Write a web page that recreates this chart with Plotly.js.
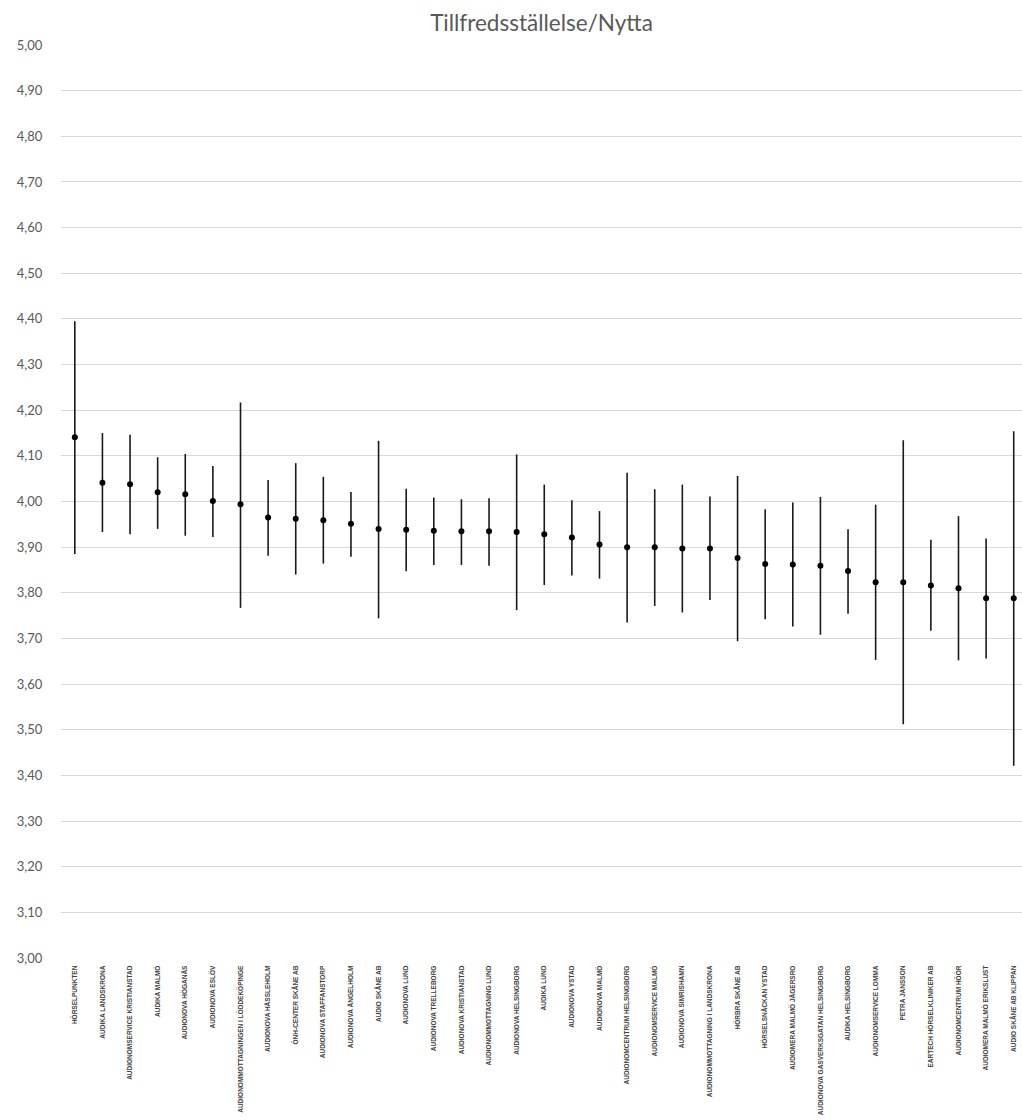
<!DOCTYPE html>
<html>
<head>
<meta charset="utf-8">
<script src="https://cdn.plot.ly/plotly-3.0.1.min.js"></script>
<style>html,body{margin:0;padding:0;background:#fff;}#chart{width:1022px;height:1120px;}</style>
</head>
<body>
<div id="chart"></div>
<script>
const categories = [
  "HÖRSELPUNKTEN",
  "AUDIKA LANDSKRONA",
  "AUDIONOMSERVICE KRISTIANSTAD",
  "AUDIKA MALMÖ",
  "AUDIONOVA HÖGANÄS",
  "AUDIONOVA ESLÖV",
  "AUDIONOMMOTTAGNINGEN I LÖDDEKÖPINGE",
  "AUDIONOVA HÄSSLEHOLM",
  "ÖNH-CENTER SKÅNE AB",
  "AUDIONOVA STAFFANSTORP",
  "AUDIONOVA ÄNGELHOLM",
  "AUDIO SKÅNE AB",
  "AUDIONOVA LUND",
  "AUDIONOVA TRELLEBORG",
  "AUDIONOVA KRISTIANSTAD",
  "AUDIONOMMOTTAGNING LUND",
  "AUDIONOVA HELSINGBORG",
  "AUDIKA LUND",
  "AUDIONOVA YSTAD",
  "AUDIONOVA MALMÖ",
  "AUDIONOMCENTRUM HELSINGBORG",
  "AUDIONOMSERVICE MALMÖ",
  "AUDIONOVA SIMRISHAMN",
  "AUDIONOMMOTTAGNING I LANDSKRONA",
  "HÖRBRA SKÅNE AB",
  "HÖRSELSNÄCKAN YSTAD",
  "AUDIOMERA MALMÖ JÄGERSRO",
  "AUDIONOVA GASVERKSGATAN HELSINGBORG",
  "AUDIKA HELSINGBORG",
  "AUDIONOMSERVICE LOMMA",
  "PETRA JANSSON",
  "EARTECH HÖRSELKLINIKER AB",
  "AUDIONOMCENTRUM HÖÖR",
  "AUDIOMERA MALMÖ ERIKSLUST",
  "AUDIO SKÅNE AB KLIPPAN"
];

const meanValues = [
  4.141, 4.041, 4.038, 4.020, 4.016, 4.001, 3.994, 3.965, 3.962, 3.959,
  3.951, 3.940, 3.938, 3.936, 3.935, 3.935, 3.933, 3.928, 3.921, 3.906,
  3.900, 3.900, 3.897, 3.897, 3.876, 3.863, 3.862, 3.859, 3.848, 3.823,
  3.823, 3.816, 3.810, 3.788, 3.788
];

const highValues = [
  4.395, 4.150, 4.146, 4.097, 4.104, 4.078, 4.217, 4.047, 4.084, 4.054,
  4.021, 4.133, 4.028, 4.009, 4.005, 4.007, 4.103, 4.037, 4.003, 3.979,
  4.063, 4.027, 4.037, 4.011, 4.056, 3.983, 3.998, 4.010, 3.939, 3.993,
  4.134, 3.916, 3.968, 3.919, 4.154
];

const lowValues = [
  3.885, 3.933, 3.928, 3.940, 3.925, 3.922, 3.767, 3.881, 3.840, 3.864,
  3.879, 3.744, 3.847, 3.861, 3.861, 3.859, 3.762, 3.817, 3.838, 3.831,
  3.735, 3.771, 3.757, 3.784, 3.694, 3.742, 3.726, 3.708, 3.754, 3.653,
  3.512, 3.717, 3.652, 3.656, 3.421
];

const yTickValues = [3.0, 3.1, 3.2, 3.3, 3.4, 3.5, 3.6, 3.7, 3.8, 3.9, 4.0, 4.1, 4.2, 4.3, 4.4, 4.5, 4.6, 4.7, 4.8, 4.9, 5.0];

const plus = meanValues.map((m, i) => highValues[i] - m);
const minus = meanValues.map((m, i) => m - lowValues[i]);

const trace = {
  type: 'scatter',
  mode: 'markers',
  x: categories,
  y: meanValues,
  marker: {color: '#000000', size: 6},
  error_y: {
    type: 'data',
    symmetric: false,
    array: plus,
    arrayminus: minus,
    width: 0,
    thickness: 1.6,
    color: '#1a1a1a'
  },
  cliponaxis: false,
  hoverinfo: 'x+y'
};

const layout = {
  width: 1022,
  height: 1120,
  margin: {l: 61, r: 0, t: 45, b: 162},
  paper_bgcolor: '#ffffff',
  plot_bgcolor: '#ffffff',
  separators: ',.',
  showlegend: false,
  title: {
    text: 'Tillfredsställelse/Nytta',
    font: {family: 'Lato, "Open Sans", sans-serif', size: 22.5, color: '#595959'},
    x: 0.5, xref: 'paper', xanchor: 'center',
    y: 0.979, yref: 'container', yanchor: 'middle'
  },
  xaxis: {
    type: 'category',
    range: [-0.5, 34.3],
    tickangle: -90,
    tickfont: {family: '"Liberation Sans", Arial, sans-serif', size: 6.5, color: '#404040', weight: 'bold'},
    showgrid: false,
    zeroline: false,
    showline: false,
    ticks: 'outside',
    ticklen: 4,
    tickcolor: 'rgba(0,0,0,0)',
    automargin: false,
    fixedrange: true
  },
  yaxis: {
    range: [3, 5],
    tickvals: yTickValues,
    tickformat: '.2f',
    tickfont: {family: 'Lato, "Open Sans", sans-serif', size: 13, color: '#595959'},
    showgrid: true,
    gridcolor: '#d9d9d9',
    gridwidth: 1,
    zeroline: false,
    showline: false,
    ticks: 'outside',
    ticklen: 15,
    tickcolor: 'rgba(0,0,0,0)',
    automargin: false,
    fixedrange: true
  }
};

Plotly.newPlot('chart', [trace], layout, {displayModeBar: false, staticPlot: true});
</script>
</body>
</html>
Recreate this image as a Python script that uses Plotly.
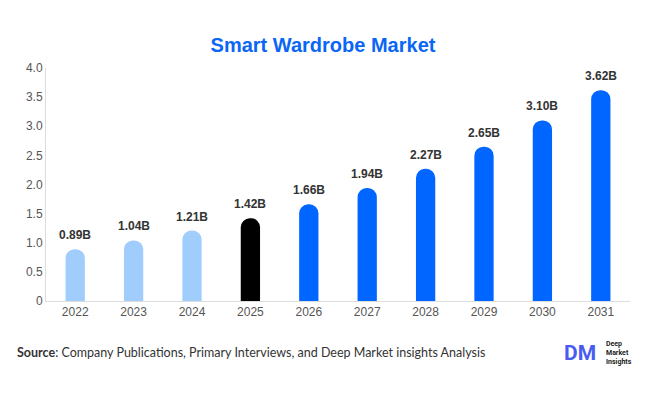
────────────────
Task to complete: Copy the whole of the material above exactly, but not its images.

Task output:
Write a web page that recreates this chart with Plotly.js.
<!DOCTYPE html>
<html>
<head>
<meta charset="utf-8">
<script src="https://cdn.plot.ly/plotly-3.0.1.min.js"></script>
<style>html,body{margin:0;padding:0;background:#fff;}#chart{width:1022px;height:1120px;}</style>
</head>
<body>
<div id="chart"></div>
<script>
const categories = [
  "HÖRSELPUNKTEN",
  "AUDIKA LANDSKRONA",
  "AUDIONOMSERVICE KRISTIANSTAD",
  "AUDIKA MALMÖ",
  "AUDIONOVA HÖGANÄS",
  "AUDIONOVA ESLÖV",
  "AUDIONOMMOTTAGNINGEN I LÖDDEKÖPINGE",
  "AUDIONOVA HÄSSLEHOLM",
  "ÖNH-CENTER SKÅNE AB",
  "AUDIONOVA STAFFANSTORP",
  "AUDIONOVA ÄNGELHOLM",
  "AUDIO SKÅNE AB",
  "AUDIONOVA LUND",
  "AUDIONOVA TRELLEBORG",
  "AUDIONOVA KRISTIANSTAD",
  "AUDIONOMMOTTAGNING LUND",
  "AUDIONOVA HELSINGBORG",
  "AUDIKA LUND",
  "AUDIONOVA YSTAD",
  "AUDIONOVA MALMÖ",
  "AUDIONOMCENTRUM HELSINGBORG",
  "AUDIONOMSERVICE MALMÖ",
  "AUDIONOVA SIMRISHAMN",
  "AUDIONOMMOTTAGNING I LANDSKRONA",
  "HÖRBRA SKÅNE AB",
  "HÖRSELSNÄCKAN YSTAD",
  "AUDIOMERA MALMÖ JÄGERSRO",
  "AUDIONOVA GASVERKSGATAN HELSINGBORG",
  "AUDIKA HELSINGBORG",
  "AUDIONOMSERVICE LOMMA",
  "PETRA JANSSON",
  "EARTECH HÖRSELKLINIKER AB",
  "AUDIONOMCENTRUM HÖÖR",
  "AUDIOMERA MALMÖ ERIKSLUST",
  "AUDIO SKÅNE AB KLIPPAN"
];

const meanValues = [
  4.141, 4.041, 4.038, 4.020, 4.016, 4.001, 3.994, 3.965, 3.962, 3.959,
  3.951, 3.940, 3.938, 3.936, 3.935, 3.935, 3.933, 3.928, 3.921, 3.906,
  3.900, 3.900, 3.897, 3.897, 3.876, 3.863, 3.862, 3.859, 3.848, 3.823,
  3.823, 3.816, 3.810, 3.788, 3.788
];

const highValues = [
  4.395, 4.150, 4.146, 4.097, 4.104, 4.078, 4.217, 4.047, 4.084, 4.054,
  4.021, 4.133, 4.028, 4.009, 4.005, 4.007, 4.103, 4.037, 4.003, 3.979,
  4.063, 4.027, 4.037, 4.011, 4.056, 3.983, 3.998, 4.010, 3.939, 3.993,
  4.134, 3.916, 3.968, 3.919, 4.154
];

const lowValues = [
  3.885, 3.933, 3.928, 3.940, 3.925, 3.922, 3.767, 3.881, 3.840, 3.864,
  3.879, 3.744, 3.847, 3.861, 3.861, 3.859, 3.762, 3.817, 3.838, 3.831,
  3.735, 3.771, 3.757, 3.784, 3.694, 3.742, 3.726, 3.708, 3.754, 3.653,
  3.512, 3.717, 3.652, 3.656, 3.421
];

const yTickValues = [3.0, 3.1, 3.2, 3.3, 3.4, 3.5, 3.6, 3.7, 3.8, 3.9, 4.0, 4.1, 4.2, 4.3, 4.4, 4.5, 4.6, 4.7, 4.8, 4.9, 5.0];

const plus = meanValues.map((m, i) => highValues[i] - m);
const minus = meanValues.map((m, i) => m - lowValues[i]);

const trace = {
  type: 'scatter',
  mode: 'markers',
  x: categories,
  y: meanValues,
  marker: {color: '#000000', size: 6},
  error_y: {
    type: 'data',
    symmetric: false,
    array: plus,
    arrayminus: minus,
    width: 0,
    thickness: 1.6,
    color: '#1a1a1a'
  },
  cliponaxis: false,
  hoverinfo: 'x+y'
};

const layout = {
  width: 1022,
  height: 1120,
  margin: {l: 61, r: 0, t: 45, b: 162},
  paper_bgcolor: '#ffffff',
  plot_bgcolor: '#ffffff',
  separators: ',.',
  showlegend: false,
  title: {
    text: 'Tillfredsställelse/Nytta',
    font: {family: 'Lato, "Open Sans", sans-serif', size: 22.5, color: '#595959'},
    x: 0.5, xref: 'paper', xanchor: 'center',
    y: 0.979, yref: 'container', yanchor: 'middle'
  },
  xaxis: {
    type: 'category',
    range: [-0.5, 34.3],
    tickangle: -90,
    tickfont: {family: '"Liberation Sans", Arial, sans-serif', size: 6.5, color: '#404040', weight: 'bold'},
    showgrid: false,
    zeroline: false,
    showline: false,
    ticks: 'outside',
    ticklen: 4,
    tickcolor: 'rgba(0,0,0,0)',
    automargin: false,
    fixedrange: true
  },
  yaxis: {
    range: [3, 5],
    tickvals: yTickValues,
    tickformat: '.2f',
    tickfont: {family: 'Lato, "Open Sans", sans-serif', size: 13, color: '#595959'},
    showgrid: true,
    gridcolor: '#d9d9d9',
    gridwidth: 1,
    zeroline: false,
    showline: false,
    ticks: 'outside',
    ticklen: 15,
    tickcolor: 'rgba(0,0,0,0)',
    automargin: false,
    fixedrange: true
  }
};

Plotly.newPlot('chart', [trace], layout, {displayModeBar: false, staticPlot: true});
</script>
</body>
</html>
Recreate this image as a Python script that uses Plotly.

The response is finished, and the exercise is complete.